DIRECTIONS FOR THIS TASK ::
Print exactly the lines from the first one down to the line containing "(wheelpressure) at (43,514)", both ends included, with no pictures and nothing else.

DATA BLOCK ::
+--

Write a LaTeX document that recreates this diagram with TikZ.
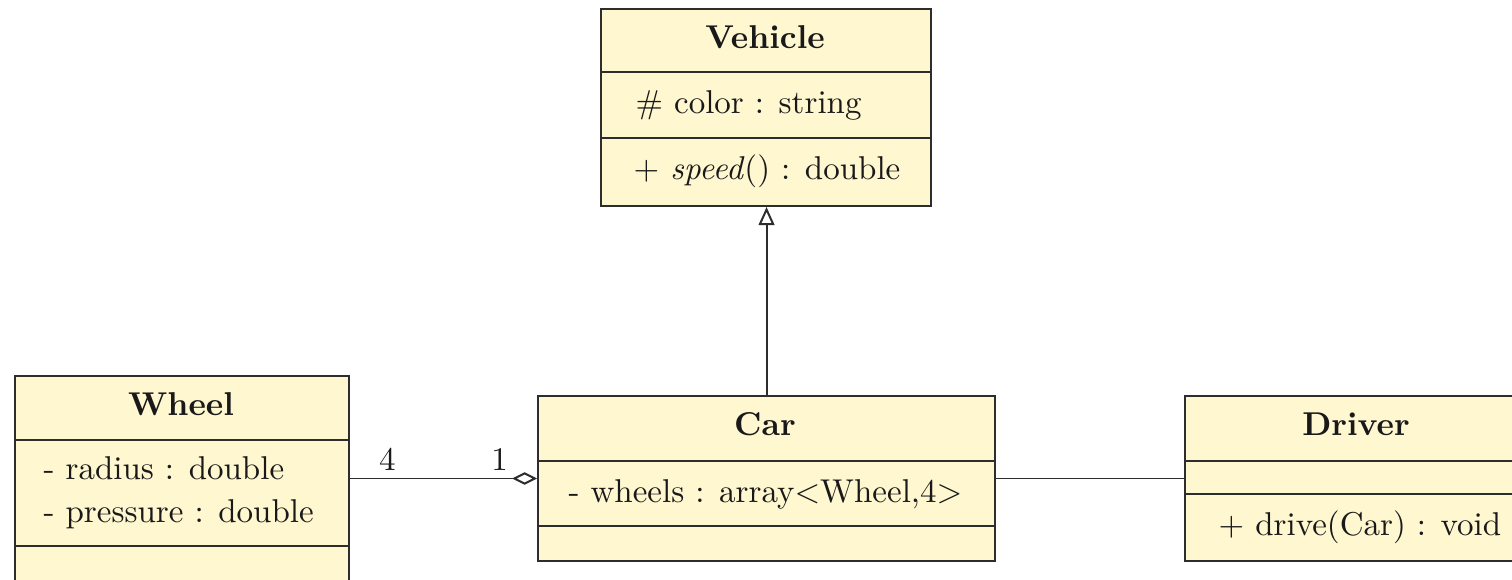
\documentclass[tikz,border=0pt]{standalone}
\usetikzlibrary{arrows.meta}
\definecolor{umlfill}{RGB}{255,247,208}
\definecolor{umlline}{RGB}{45,45,45}
\definecolor{umltext}{RGB}{25,25,25}
\begin{document}
\begin{tikzpicture}[x=0.303pt,y=-0.303pt,
  classbox/.style={draw=umlline, fill=umlfill, line width=0.6pt, inner sep=0pt, anchor=north west},
  divider/.style={draw=umlline, line width=0.6pt},
  ctitle/.style={font=\bfseries, text=umltext, inner sep=0pt, text height=7pt, text depth=2pt},
  member/.style={text=umltext, inner sep=0pt, anchor=west, text height=7pt, text depth=2pt},
  conn/.style={draw=umlline, line width=0.6pt},
  mult/.style={text=umltext, inner sep=2pt, above}]
\useasboundingbox (0,0) rectangle (1512,579);
\fill[white] (0,0) rectangle (1512,579);
\clip (0,0) rectangle (1512,579);

% Vehicle
\node[classbox, minimum width=100pt, minimum height=59.7pt] (vehicle) at (600,8) {};
\draw[divider] (vehicle.west |- 0,72) -- (vehicle.east |- 0,72);
\draw[divider] (vehicle.west |- 0,138) -- (vehicle.east |- 0,138);
\node[ctitle] (vehicletitle) at (765,40) {Vehicle};
\node[member] (vehiclecolor) at (635,105) {\# color : string};
\node[member] (vehiclespeed) at (633,171) {$+$ \textit{speed}() : double};

% Wheel
\node[classbox, minimum width=101.2pt, minimum height=62.4pt] (wheel) at (14,375) {};
\draw[divider] (wheel.west |- 0,440) -- (wheel.east |- 0,440);
\draw[divider] (wheel.west |- 0,546) -- (wheel.east |- 0,546);
\node[ctitle] (wheeltitle) at (181,407) {Wheel};
\node[member] (wheelradius) at (43,471) {- radius : double};
\node[member] (wheelpressure) at (43,514) {- pressure : double};

% Car
\node[classbox, minimum width=138.5pt, minimum height=50pt] (car) at (537,395) {};
\draw[divider] (car.west |- 0,461) -- (car.east |- 0,461);
\draw[divider] (car.west |- 0,526) -- (car.east |- 0,526);
\node[ctitle] (cartitle) at (765,427) {Car};
\node[member] (carwheels) at (568,494) {- wheels : array$<$Wheel,4$>$};

% Driver
\node[classbox, minimum width=104.2pt, minimum height=50pt] (driver) at (1184,395) {};
\draw[divider] (driver.west |- 0,461) -- (driver.east |- 0,461);
\draw[divider] (driver.west |- 0,494) -- (driver.east |- 0,494);
\node[ctitle] (drivertitle) at (1356,427) {Driver};
\node[member] (driverdrive) at (1218,527) {$+$ drive(Car) : void};

% Connectors
\draw[conn, -{Triangle[open, length=5.5pt, width=4.8pt]}] (car.north) -- (car.north |- vehicle.south);
\draw[conn, -{Diamond[open, length=7.5pt, width=3.8pt]}] (car.west -| wheel.east) --
  node[mult, pos=0.2] (mfour) {4}
  node[mult, pos=0.8] (mone) {1} (car.west);
\draw[conn] (car.east) -- (car.east -| driver.west);
\end{tikzpicture}
\end{document}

+--

OUTPUT FOR THIS EXERCISE ::
Write a LaTeX document that recreates this diagram with TikZ.
\documentclass[tikz,border=0pt]{standalone}
\usetikzlibrary{arrows.meta}
\definecolor{umlfill}{RGB}{255,247,208}
\definecolor{umlline}{RGB}{45,45,45}
\definecolor{umltext}{RGB}{25,25,25}
\begin{document}
\begin{tikzpicture}[x=0.303pt,y=-0.303pt,
  classbox/.style={draw=umlline, fill=umlfill, line width=0.6pt, inner sep=0pt, anchor=north west},
  divider/.style={draw=umlline, line width=0.6pt},
  ctitle/.style={font=\bfseries, text=umltext, inner sep=0pt, text height=7pt, text depth=2pt},
  member/.style={text=umltext, inner sep=0pt, anchor=west, text height=7pt, text depth=2pt},
  conn/.style={draw=umlline, line width=0.6pt},
  mult/.style={text=umltext, inner sep=2pt, above}]
\useasboundingbox (0,0) rectangle (1512,579);
\fill[white] (0,0) rectangle (1512,579);
\clip (0,0) rectangle (1512,579);

% Vehicle
\node[classbox, minimum width=100pt, minimum height=59.7pt] (vehicle) at (600,8) {};
\draw[divider] (vehicle.west |- 0,72) -- (vehicle.east |- 0,72);
\draw[divider] (vehicle.west |- 0,138) -- (vehicle.east |- 0,138);
\node[ctitle] (vehicletitle) at (765,40) {Vehicle};
\node[member] (vehiclecolor) at (635,105) {\# color : string};
\node[member] (vehiclespeed) at (633,171) {$+$ \textit{speed}() : double};

% Wheel
\node[classbox, minimum width=101.2pt, minimum height=62.4pt] (wheel) at (14,375) {};
\draw[divider] (wheel.west |- 0,440) -- (wheel.east |- 0,440);
\draw[divider] (wheel.west |- 0,546) -- (wheel.east |- 0,546);
\node[ctitle] (wheeltitle) at (181,407) {Wheel};
\node[member] (wheelradius) at (43,471) {- radius : double};
\node[member] (wheelpressure) at (43,514) {- pressure : double};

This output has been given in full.